The argument could have been made they would have all been better off waiting a few hours until the Alpha Pack found them, but according to Scout, that could have taken days, weeks, or even months. They didn’t know where to look, weren’t even sure if they had translated the message correctly, until Lizzie became so distressed Scout could finally connect with her again, and even then the connection was weak. They had driven around, using Scout’s gut feeling as a GPS in order to find them when they did.

“Liam tells me he offered you a place in the Alpha Pack.”

Pari nodded ever so slightly. “He did.”

“He also said you refused.”

“I’m not a Shifter nor a Seer. I have no place in your pack.”

“That’s bullshit and you know it,” Layne said. “Maggie is a Thaumaturgic, like you, and she’s a Taxiarho. She belongs, and you could too.”

Pari turned, rearranging her body so she was facing him but still able to see Caroline where she played. “Maggie is, to my understanding, attached to one of the highest ranking members of the Alpha Pack. Are you suggesting I start hooking up with a Shifter to cement my position as one of you?”

“I’m suggesting you get off your bloody high horse and do what is right for Caroline for once!”

She wouldn’t have looked more shocked or pissed off if he had punched her in the stomach. Layne was a dominant Shifter who had killed a handful of people that day, and yet he flinched at the fury in her eyes.

“Caroline is the reason I will not become part of your pack.” She didn’t raise her voice but it sounded like a shout to Layne’s ears. “Your Alpha says he can guarantee her safety, but how? By making sure she is watched every hour of the day by bodyguards? By teaching her to fight and shoot a gun like Lizzie does? She would only need that level of protection because of who you are. I know what being a member of the Alpha Pack means. It means being a target, and I will not paint a red X on my child’s forehead just to make you feel better.”

He couldn’t argue with her reasoning. The SHP would no longer be a problem, not after the Alphas got through interrogating their captives and paying a few house calls to the remaining members, but there would always be a threat against the members of the ruling party of the Shifters. It was the nature of the game. When you’re on top, there is always someone who wants to take you down.

But even knowing Pari was right, he couldn’t just let them go.

“I’ll keep her safe. You know I will.”

Pari leaned back and crossed her arms over her chest. “We’re not going with you, Layne. Nothing you say can change my mind.”

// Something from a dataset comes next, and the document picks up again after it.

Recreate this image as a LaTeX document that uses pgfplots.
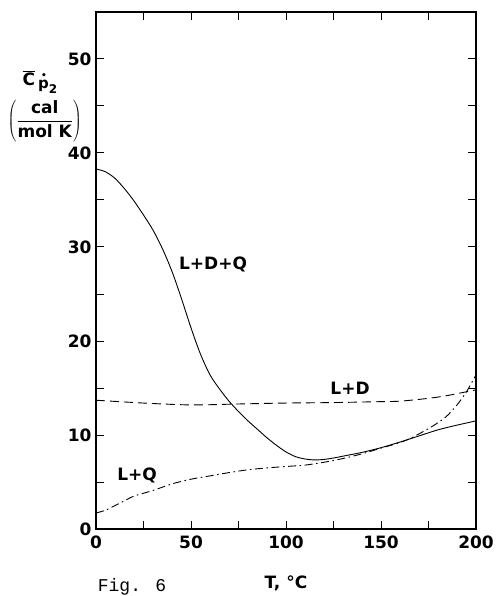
\documentclass[border=0pt]{standalone}
\usepackage{fontspec}
\setmainfont{DejaVu Sans}
\newfontfamily\monofont{Liberation Mono}
\usepackage{pgfplots}
\pgfplotsset{compat=1.18}
\newcommand{\fs}{\bfseries\fontsize{17}{20}\selectfont}
\begin{document}
\begin{tikzpicture}
\begin{axis}[
  scale only axis,
  width=380pt, height=517pt,
  xmin=0, xmax=200, ymin=0, ymax=55,
  xtick={0,50,100,150,200},
  minor xtick={25,75,125,175},
  ytick={0,10,20,30,40,50},
  minor ytick={5,15,25,35,45},
  major tick length=8pt, minor tick length=8pt,
  tick align=inside,
  tick style={line width=1pt, black},
  axis line style={line width=1.1pt},
  /pgf/number format/assume math mode=true,
  ticklabel style={font=\fs},
  xticklabel style={yshift=-3pt},
  yticklabel style={xshift=-1pt},
  clip=false,
]
\addplot[line width=0.9pt, smooth, tension=0.5] coordinates {
(0,38.3) (5,38.0) (10,37.3) (15,36.2) (20,34.9) (25,33.4) (30,31.8) (35,29.8)
(40,27.4) (45,24.5) (50,21.4) (55,18.6) (60,16.4) (65,14.9) (70,13.6) (75,12.5)
(80,11.5) (85,10.6) (90,9.7) (95,8.9) (100,8.2) (105,7.7) (110,7.45) (115,7.35)
(120,7.4) (125,7.55) (130,7.75) (140,8.15) (150,8.65) (160,9.25) (170,9.9)
(180,10.55) (190,11.05) (200,11.5)};
\addplot[line width=0.9pt, smooth, dash pattern=on 9pt off 5pt] coordinates {
(0,13.7) (25,13.4) (50,13.2) (75,13.3) (100,13.4) (125,13.45) (150,13.55)
(160,13.6) (175,13.9) (185,14.2) (195,14.6) (200,14.8)};
\addplot[line width=0.9pt, smooth, dash pattern=on 8pt off 3.5pt on 1.6pt off 3.5pt] coordinates {
(0,1.7) (5,2.0) (10,2.5) (15,3.0) (20,3.5) (30,4.1) (40,4.8) (50,5.3) (60,5.65)
(70,6.0) (80,6.3) (90,6.5) (100,6.65) (110,6.8) (120,7.1) (130,7.5) (140,8.0)
(150,8.6) (160,9.2) (166,9.7) (176,10.8) (184,11.9) (190,13.2) (195,14.6) (200,16.4)};
\node[font=\fs] at (axis cs:61.6,28.1) {L+D+Q};
\node[font=\fs] at (axis cs:133.7,15.0) {L+D};
\node[font=\fs] at (axis cs:21.6,5.7) {L+Q};
\node[font=\fs] at (axis cs:100,-5.75) {T, °C};
\node[font=\monofont\fontsize{18}{20}\selectfont, anchor=base, inner sep=0pt] at (axis cs:19,-6.6) {Fig. 6};
\node[font=\fs, anchor=base, inner sep=0pt] at (axis cs:-29.5,47.2) {$\overline{\hbox{C}}$\kern3pt\raisebox{-3pt}{\makebox[0pt][l]{\raisebox{10pt}{\kern3pt\fontsize{9}{9}\selectfont\textbullet}}\fontsize{15}{15}\selectfont p\raisebox{-5pt}{\fontsize{12}{12}\selectfont 2}}};
\node[font=\fs, inner sep=0pt] at (axis cs:-27,43.4) {$\displaystyle\left(\frac{\hbox{cal}}{\hbox{mol K}}\right)$};
\end{axis}
\path (current axis.south west) ++(-96pt,-67pt) coordinate (bl);
\path (current axis.north east) ++(18pt,12pt) coordinate (tr);
\path (bl) rectangle (tr);
\end{tikzpicture}
\end{document}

“So you just up and decided? Without talking to me first?” Panic-fueled anger burned in his lungs. His legs jerked up and down, shaking the entire bench. They craved movement, but he was determined to stand - or sit, as the case may be - his ground.

“Yes, I just up and decided. I don’t require permission. She’s my child, not yours.”

“Yes, she is, and you know it.” She wasn’t his by blood or any other measurement a court of law might use, but she was his all the same. “We’re pack. Family. And I’m not just going to walk away and let her think I abandoned her. I won’t do that to her, and I won’t let you do it to me.” He knew what it felt like to have someone who was supposed to take care of you and love you walk away without looking back. He couldn’t do that to someone he cared about, especially not Caroline. Over the last few months, she’d used her grubby little hands and pinchable cheeks to worm her way into his heart permanently. He wasn’t letting her go. Ever.